8. The militia is led by a member of the Bundy family
— The occupation is being led by Ammon Bundy, 40, and two of his brothers. Bundy is the son of Nevada rancher Cliven Bundy, who made headlines in 2014 for staging a standoff with federal agents over grazing rights. "We're planning on staying here for years, absolutely," Ammon Bundy told The Oregonian. "This is not a decision we've made at the last minute . . . The facility has been the tool to do all the tyranny that has been placed upon the Hammonds."
9. Bundy said he is willing to use violence to maintain the occupation
— "The only violence that, if it comes our way, will be because government is wanting their building back, and that’s what it is," Bundy said in an interview with NBC’s "Today" show
on Monday. "We’re putting nobody in harm’s way. We are not threatening anybody. We’re 30 miles out of the closest town."

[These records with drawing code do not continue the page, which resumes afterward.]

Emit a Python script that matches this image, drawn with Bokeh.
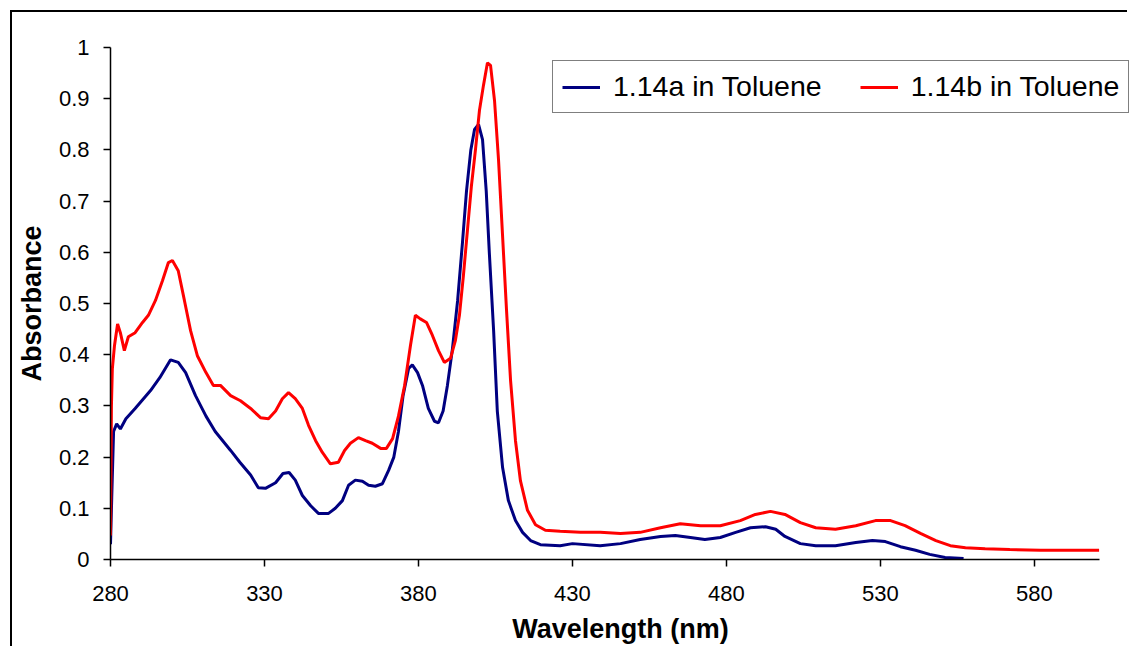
from bokeh.plotting import figure
from bokeh.models import (FixedTicker, CustomJSTickFormatter, Legend, LegendItem,
                          ColumnDataSource, Range1d)
from bokeh.embed import file_html
from bokeh.resources import INLINE

# ---- data ----
wl_a = [280, 280.4, 281, 282, 283.2, 285, 288, 293, 296, 299.5, 302, 304.4, 307.6, 311, 314,
        319, 322, 325.5, 328, 330.3, 333.6, 336, 338, 340, 342.3, 345, 347.5, 350.8, 353,
        355.3, 357.3, 359.5, 361.8, 363.8, 366, 368.3, 370.3, 372, 373.5, 375, 376.8, 378,
        379.7, 381.3, 383.2, 385.2, 386.5, 388, 389.4, 391, 392.7, 394.3, 395.6, 397, 398.2,
        399.5, 400.8, 402, 403, 404.4, 405.6, 407.3, 409.2, 411.5, 413.8, 416.4, 419.6, 426,
        430, 439, 445.6, 452, 458.6, 463.4, 468.3, 473, 478, 483, 487.8, 492.7, 496, 499,
        504, 509, 515.4, 522, 527.4, 531.6, 536.5, 541.4, 546, 551, 557]
abs_a = [0.03, 0.12, 0.25, 0.265, 0.255, 0.275, 0.295, 0.33, 0.355, 0.39, 0.385, 0.365, 0.32,
         0.28, 0.25, 0.213, 0.19, 0.165, 0.14, 0.139, 0.15, 0.168, 0.17, 0.155, 0.125, 0.105,
         0.09, 0.09, 0.1, 0.115, 0.145, 0.155, 0.153, 0.145, 0.143, 0.148, 0.174, 0.2, 0.25,
         0.32, 0.373, 0.38, 0.365, 0.34, 0.295, 0.27, 0.267, 0.29, 0.34, 0.41, 0.505, 0.62,
         0.72, 0.8, 0.84, 0.85, 0.82, 0.72, 0.6, 0.447, 0.29, 0.18, 0.115, 0.076, 0.053, 0.037,
         0.029, 0.027, 0.031, 0.027, 0.031, 0.039, 0.045, 0.047, 0.043, 0.039, 0.043, 0.053,
         0.062, 0.064, 0.059, 0.045, 0.031, 0.027, 0.027, 0.033, 0.037, 0.035, 0.025, 0.018,
         0.01, 0.004, 0.002]

wl_b = [280, 280.3, 280.6, 281.3, 282.3, 283.2, 284.5, 285.8, 288, 290.4, 292.3, 294.6, 296.9,
        298.8, 300.1, 302, 304, 306, 308.2, 311, 313.4, 315.7, 319, 322.2, 325.5, 328.7, 331.3,
        333.6, 335.8, 337.8, 340, 342.3, 344.3, 346.6, 348.8, 351.4, 354, 356, 357.9, 360.5,
        362.8, 365, 367.7, 369.6, 371.6, 373.5, 375.5, 377.4, 379, 380.6, 382.6, 384.5, 386.5,
        388.4, 390.4, 392, 393.3, 394.6, 395.9, 397.2, 398.5, 399.8, 401.1, 402.4, 403.4,
        404.7, 406, 407.3, 408.6, 409.9, 411.5, 413.1, 415.4, 418, 421.2, 426, 432.6, 439,
        445.6, 452, 458.6, 465, 471.6, 478, 484.5, 489.4, 494.3, 499, 504, 509, 515.4, 522,
        528.4, 533.3, 538, 543, 548, 552.7, 557.6, 564, 572, 582, 601]
abs_b = [0.047, 0.3, 0.373, 0.418, 0.46, 0.443, 0.408, 0.435, 0.443, 0.463, 0.477, 0.506, 0.545,
         0.58, 0.584, 0.564, 0.506, 0.447, 0.398, 0.365, 0.34, 0.34, 0.32, 0.31, 0.295, 0.277,
         0.275, 0.29, 0.314, 0.326, 0.314, 0.295, 0.262, 0.232, 0.209, 0.187, 0.19, 0.213,
         0.227, 0.238, 0.232, 0.227, 0.217, 0.217, 0.236, 0.28, 0.34, 0.418, 0.477, 0.47,
         0.463, 0.438, 0.408, 0.385, 0.393, 0.428, 0.477, 0.555, 0.643, 0.73, 0.8, 0.877,
         0.926, 0.97, 0.965, 0.896, 0.78, 0.633, 0.486, 0.35, 0.232, 0.154, 0.096, 0.068,
         0.057, 0.055, 0.053, 0.053, 0.051, 0.053, 0.062, 0.07, 0.066, 0.066, 0.076, 0.088,
         0.094, 0.088, 0.072, 0.062, 0.059, 0.066, 0.076, 0.076, 0.066, 0.051, 0.037, 0.027,
         0.023, 0.021, 0.0195, 0.018, 0.018]

series_names = ["1.14a in Toluene", "1.14b in Toluene"]
series_colors = ["#000080", "#FF0000"]
x_ticks = [280, 330, 380, 430, 480, 530, 580]
y_ticks = [0, 0.1, 0.2, 0.3, 0.4, 0.5, 0.6, 0.7, 0.8, 0.9, 1.0]

FONT = "Liberation Sans"

p = figure(width=1132, height=646, output_backend="svg", toolbar_location=None,
           x_range=Range1d(280, 611.2), y_range=Range1d(0, 1),
           min_border_left=110, min_border_right=2, min_border_top=47, min_border_bottom=87)
p.background_fill_color = "white"
p.border_fill_alpha = 0
p.outline_line_color = None
p.xgrid.grid_line_color = None
p.ygrid.grid_line_color = None
p.styles = {
    "background": "linear-gradient(#000,#000) 10px 10px / 2px 100% no-repeat, "
                  "linear-gradient(#000,#000) 10px 10px / 1117px 2px no-repeat, #fff"
}

fmt = CustomJSTickFormatter(code="return (Math.round(tick*10)/10).toString();")
for ax, ticks in ((p.xaxis[0], x_ticks), (p.yaxis[0], y_ticks)):
    ax.ticker = FixedTicker(ticks=ticks)
    ax.formatter = fmt
    ax.axis_line_color = "black"
    ax.axis_line_width = 1.5
    ax.major_tick_line_color = "black"
    ax.major_tick_line_width = 1.5
    ax.major_tick_in = 0
    ax.major_tick_out = 7
    ax.minor_tick_line_color = None
    ax.major_label_text_font = FONT
    ax.major_label_text_font_size = "22px"
    ax.major_label_text_color = "black"
    ax.axis_label_text_font = FONT
    ax.axis_label_text_font_size = "27px"
    ax.axis_label_text_font_style = "bold"
    ax.axis_label_text_color = "black"

p.xaxis.bounds = (280, 601)
p.xaxis.major_label_standoff = 19
p.yaxis.major_label_standoff = 14
p.xaxis.axis_label = "Wavelength (nm)"
p.yaxis.axis_label = "Absorbance"
p.xaxis.axis_label_standoff = 10
p.yaxis.axis_label_standoff = 9

src_a = ColumnDataSource(dict(x=wl_a, y=abs_a))
src_b = ColumnDataSource(dict(x=wl_b, y=abs_b))
ra = p.line("x", "y", source=src_a, line_color=series_colors[0], line_width=3)
rb = p.line("x", "y", source=src_b, line_color=series_colors[1], line_width=3)

legend = Legend(items=[LegendItem(label=series_names[0], renderers=[ra]),
                       LegendItem(label=series_names[1], renderers=[rb])],
                orientation="horizontal", location=(442, 446),
                label_text_font=FONT, label_text_font_size="28.5px",
                label_text_color="black", glyph_width=38, glyph_height=20,
                label_standoff=13, spacing=38, padding=9, margin=0,
                border_line_color="black", border_line_width=1.5,
                background_fill_color="white", background_fill_alpha=1.0)
p.add_layout(legend, "center")

open("out.html", "w").write(file_html(p, INLINE))
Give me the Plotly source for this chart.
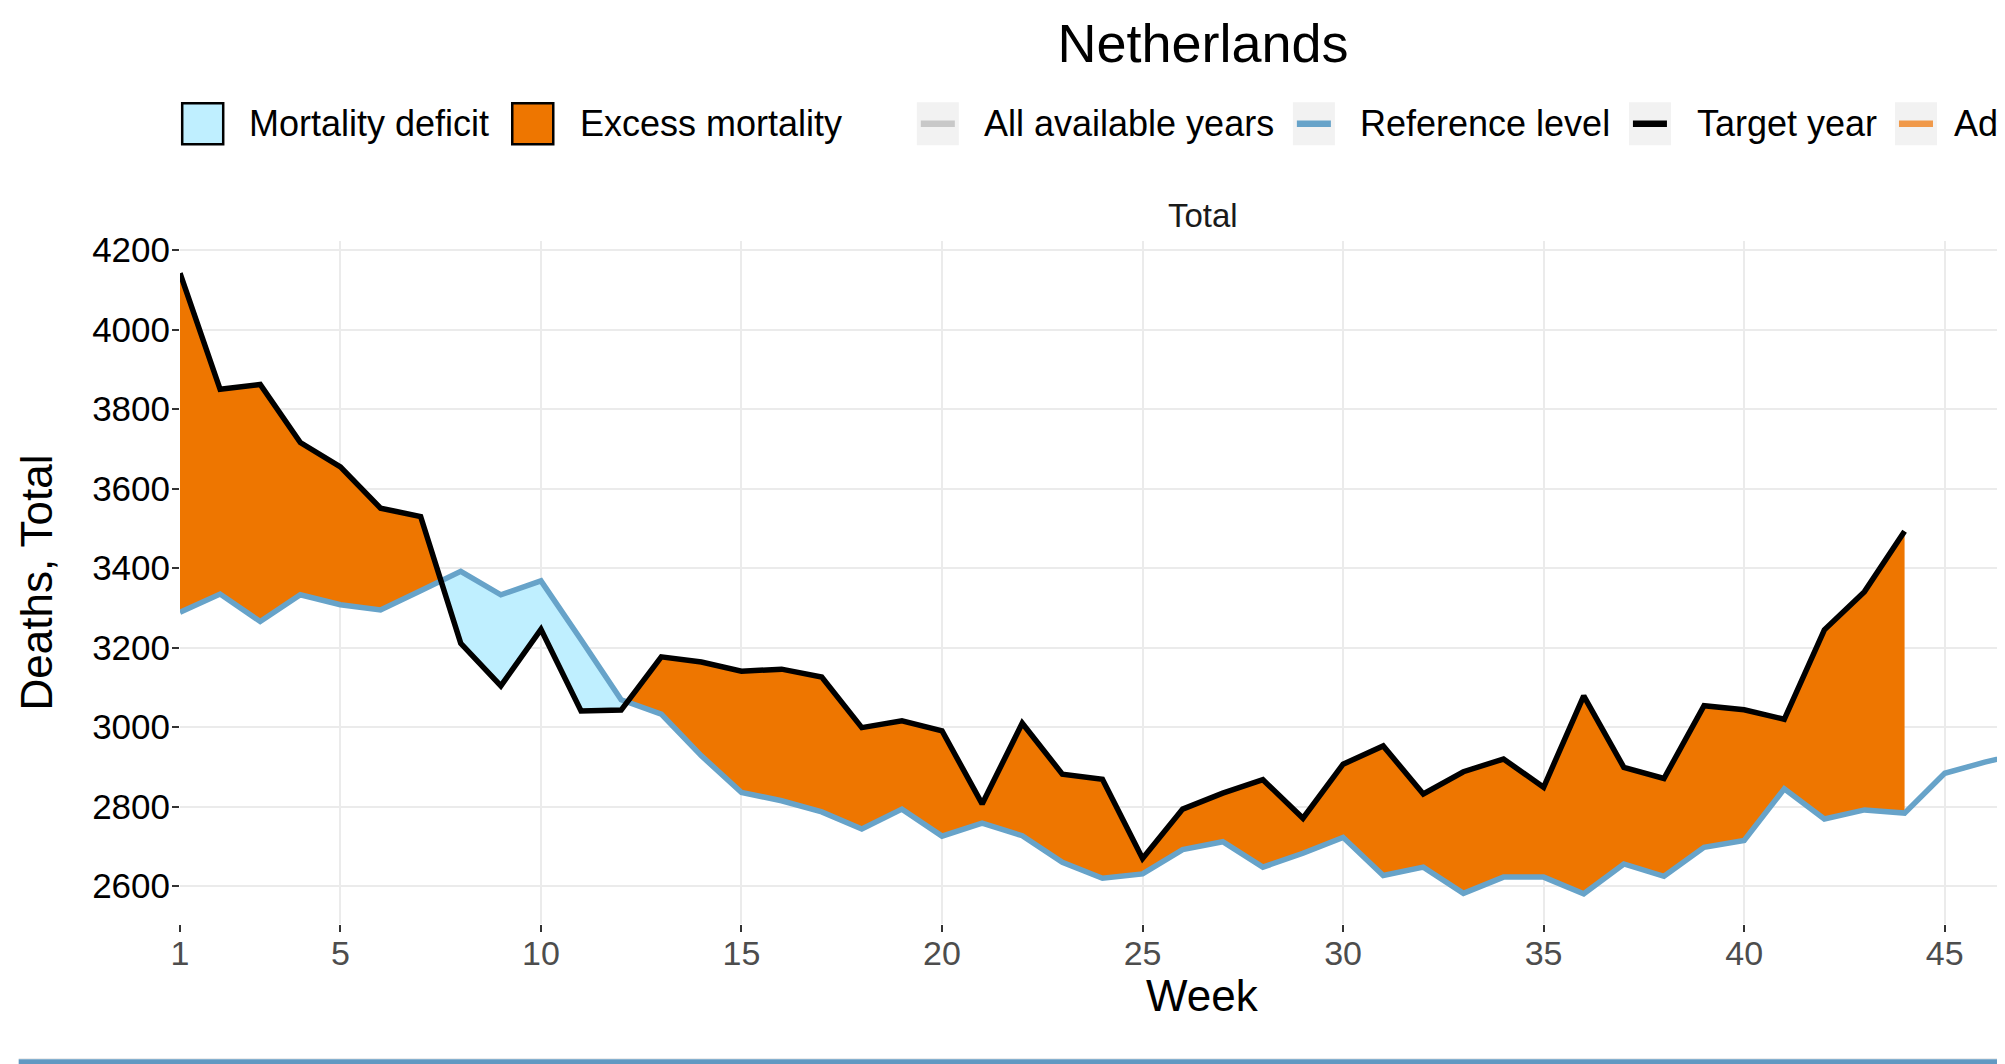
import plotly.graph_objects as go
import numpy as np

# ---------------- data ----------------
weeks_ref = list(range(1, 53))
reference_level = [3289, 3335, 3266, 3333, 3308, 3295, 3343, 3392, 3333, 3368,
                   3220, 3069, 3033, 2928, 2836, 2815, 2787, 2744, 2794, 2726,
                   2759, 2727, 2660, 2620, 2631, 2692, 2712, 2648, 2683, 2723,
                   2627, 2648, 2582, 2623, 2623, 2581, 2656, 2625, 2698, 2715,
                   2845, 2769, 2792, 2784, 2884, 2912, 2936, 2960, 2990, 3030,
                   3070, 3110]
weeks_target = list(range(1, 45))
target_year = [4142, 3850, 3862, 3716, 3655, 3551, 3530, 3211, 3104, 3246,
               3041, 3043, 3177, 3164, 3141, 3146, 3126, 2999, 3016, 2991,
               2807, 3010, 2882, 2869, 2670, 2794, 2834, 2868, 2771, 2907,
               2953, 2832, 2888, 2920, 2849, 3079, 2899, 2871, 3054, 3044,
               3020, 3245, 3341, 3493]
x_ticks = [1, 5, 10, 15, 20, 25, 30, 35, 40, 45, 50]
y_ticks = [2600, 2800, 3000, 3200, 3400, 3600, 3800, 4000, 4200]
fill_labels = ["Mortality deficit", "Excess mortality"]
line_labels = ["All available years", "Reference level", "Target year", "Additional year"]

# ---------------- styling ----------------
OFF = 8  # page body margin in the browser
W, H = 2005, 1064
ML, MR, MT, MB = 180.3 - OFF, 0, 240.5 - OFF, H - (924.5 - OFF)
FONT = "Liberation Sans, Arial, Helvetica, sans-serif"
C_EXCESS = "#EE7600"
C_DEFICIT = "#BFEFFF"
C_REF = "#67A3C9"
C_TARGET = "#000000"
C_ALL = "#C8C8C8"
C_ADD = "#F0994A"
PX_PER_WEEK = 40.1
x_max = 1 + (W - ML - MR) / PX_PER_WEEK

# ---------------- fill geometry (with crossing points) ----------------
ref_t = np.array(reference_level[:len(weeks_target)], dtype=float)
tgt = np.array(target_year, dtype=float)
wk = np.array(weeks_target, dtype=float)
xs, ts, rs = [], [], []
for i in range(len(wk)):
    xs.append(wk[i]); ts.append(tgt[i]); rs.append(ref_t[i])
    if i < len(wk) - 1:
        d0 = tgt[i] - ref_t[i]
        d1 = tgt[i + 1] - ref_t[i + 1]
        if d0 * d1 < 0:
            f = d0 / (d0 - d1)
            xc = wk[i] + f * (wk[i + 1] - wk[i])
            yc = ref_t[i] + f * (ref_t[i + 1] - ref_t[i])
            xs.append(xc); ts.append(yc); rs.append(yc)
xs = np.array(xs); ts = np.array(ts); rs = np.array(rs)
upper = np.maximum(ts, rs)
lower = np.minimum(ts, rs)

fig = go.Figure()
fig.add_trace(go.Scatter(x=xs, y=rs, mode="lines", line=dict(width=0), hoverinfo="skip", showlegend=False))
fig.add_trace(go.Scatter(x=xs, y=upper, mode="lines", line=dict(width=0), fill="tonexty",
                         fillcolor=C_EXCESS, name=fill_labels[1], showlegend=False))
fig.add_trace(go.Scatter(x=xs, y=rs, mode="lines", line=dict(width=0), hoverinfo="skip", showlegend=False))
fig.add_trace(go.Scatter(x=xs, y=lower, mode="lines", line=dict(width=0), fill="tonexty",
                         fillcolor=C_DEFICIT, name=fill_labels[0], showlegend=False))
fig.add_trace(go.Scatter(x=weeks_ref, y=reference_level, mode="lines",
                         line=dict(color=C_REF, width=5.5), name=line_labels[1], showlegend=False))
fig.add_trace(go.Scatter(x=weeks_target, y=target_year, mode="lines",
                         line=dict(color=C_TARGET, width=5.5), name=line_labels[2], showlegend=False))

# ---------------- helpers for pixel placement (screen px -> paper) ----------------
PW = W - ML - MR
PH = H - MT - MB
def px_x(p):
    return (p - OFF - ML) / PW
def px_y(p):
    return (H - MB - (p - OFF)) / PH

shapes = []
annotations = []
key_y0, key_y1 = 102.5, 143.5
key_cy = 123
for (x0, x1, tx, col, lab) in [(182.5, 223.5, 247, C_DEFICIT, fill_labels[0]),
                               (512.5, 553.5, 578, C_EXCESS, fill_labels[1])]:
    shapes.append(dict(type="rect", xref="paper", yref="paper",
                       x0=px_x(x0), x1=px_x(x1), y0=px_y(key_y1), y1=px_y(key_y0),
                       fillcolor=col, line=dict(color="black", width=2.5), layer="above"))
    annotations.append(dict(x=px_x(tx), y=px_y(key_cy), xref="paper", yref="paper",
                            text=lab, showarrow=False, xanchor="left", yanchor="middle",
                            font=dict(size=36, color="black", family=FONT)))
for (x0, tx, col, lab) in [(917, 982, C_ALL, line_labels[0]),
                           (1293, 1358, C_REF, line_labels[1]),
                           (1629, 1695, C_TARGET, line_labels[2]),
                           (1895, 1952, C_ADD, line_labels[3])]:
    shapes.append(dict(type="rect", xref="paper", yref="paper",
                       x0=px_x(x0), x1=px_x(x0 + 42), y0=px_y(key_y1 + 1), y1=px_y(key_y0 - 1),
                       fillcolor="#F2F2F2", line=dict(width=0), layer="above"))
    shapes.append(dict(type="line", xref="paper", yref="paper",
                       x0=px_x(x0 + 4), x1=px_x(x0 + 38), y0=px_y(key_cy), y1=px_y(key_cy),
                       line=dict(color=col, width=6.5), layer="above"))
    annotations.append(dict(x=px_x(tx), y=px_y(key_cy), xref="paper", yref="paper",
                            text=lab, showarrow=False, xanchor="left", yanchor="middle",
                            font=dict(size=36, color="black", family=FONT)))
# strip label
annotations.append(dict(x=px_x(1203), y=px_y(215), xref="paper", yref="paper", text="Total",
                        showarrow=False, xanchor="center", yanchor="middle",
                        font=dict(size=33, color="#1A1A1A", family=FONT)))
# x-axis title (centred on the full panel, which continues past the window edge)
annotations.append(dict(x=px_x(1203), y=px_y(996), xref="paper", yref="paper", text="Week",
                        showarrow=False, xanchor="center", yanchor="middle",
                        font=dict(size=44, color="black", family=FONT)))
# bottom page border
shapes.append(dict(type="rect", xref="paper", yref="paper", x0=px_x(19), x1=px_x(2100),
                   y0=px_y(1060), y1=px_y(1059), fillcolor="#E6E6E6", line=dict(width=0), layer="above"))
shapes.append(dict(type="rect", xref="paper", yref="paper", x0=px_x(19), x1=px_x(2100),
                   y0=px_y(1066), y1=px_y(1060), fillcolor="#6199C2", line=dict(width=0), layer="above"))

fig.update_layout(
    width=W, height=H,
    margin=dict(l=ML, r=MR, t=MT, b=MB, pad=0),
    paper_bgcolor="white", plot_bgcolor="white",
    font=dict(family=FONT, color="black"),
    title=dict(text="Netherlands", x=(1203 - OFF) / W, xref="container", xanchor="center",
               y=1 - (43 - OFF) / H, yref="container", yanchor="middle",
               font=dict(size=54, color="black", family=FONT)),
    showlegend=False,
    shapes=shapes,
    annotations=annotations,
    xaxis=dict(range=[1, x_max], tickvals=x_ticks, ticktext=[str(v) for v in x_ticks],
               showgrid=True, gridcolor="#EBEBEB", gridwidth=2, zeroline=False, showline=False,
               ticks="outside", ticklen=7, tickwidth=2, tickcolor="#333333",
               ticklabelstandoff=-8,
               tickfont=dict(size=34, color="#4D4D4D", family=FONT)),
    yaxis=dict(range=[2505, 4223], tickvals=y_ticks, ticktext=[str(v) for v in y_ticks],
               showgrid=True, gridcolor="#EBEBEB", gridwidth=2, zeroline=False, showline=False,
               ticks="outside", ticklen=7, tickwidth=2, tickcolor="#333333",
               ticklabelstandoff=-5,
               tickfont=dict(size=35, color="black", family=FONT),
               title=dict(text="Deaths, Total", font=dict(size=44, color="black", family=FONT), standoff=25)),
)

fig.write_html("out.html")
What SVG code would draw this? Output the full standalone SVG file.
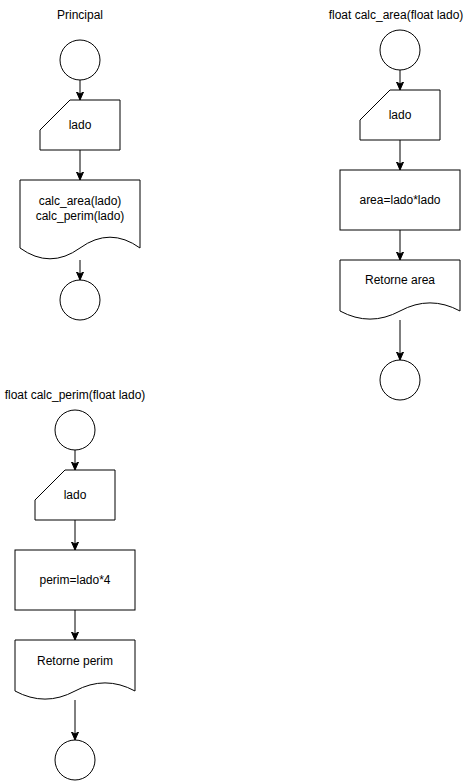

10. The Hammonds distanced themselves from the Bundys
— "Neither Ammon Bundy nor anyone within his group/organization speak for the Hammond Family," lawyer W. Alan Schroeder wrote to Harney County Sheriff Dave Ward.
11. A local representative distanced the community from the Bundys
— Rep. Cliff Bentz, of the Oregon House of Representatives, condemned the occupation of the federal building, saying, "They’re trying to use the misfortune of the Hammonds to further the interests of the Bundys," according to USA Today.
12. The sheriff distanced the community from the Bundys
— Sheriff David Ward said that the occupiers were only "claiming to be part of militia groups supporting local ranchers." In reality, "these men had alternative motives to attempt to overthrow the county and federal government in hopes to spark a movement across the United States."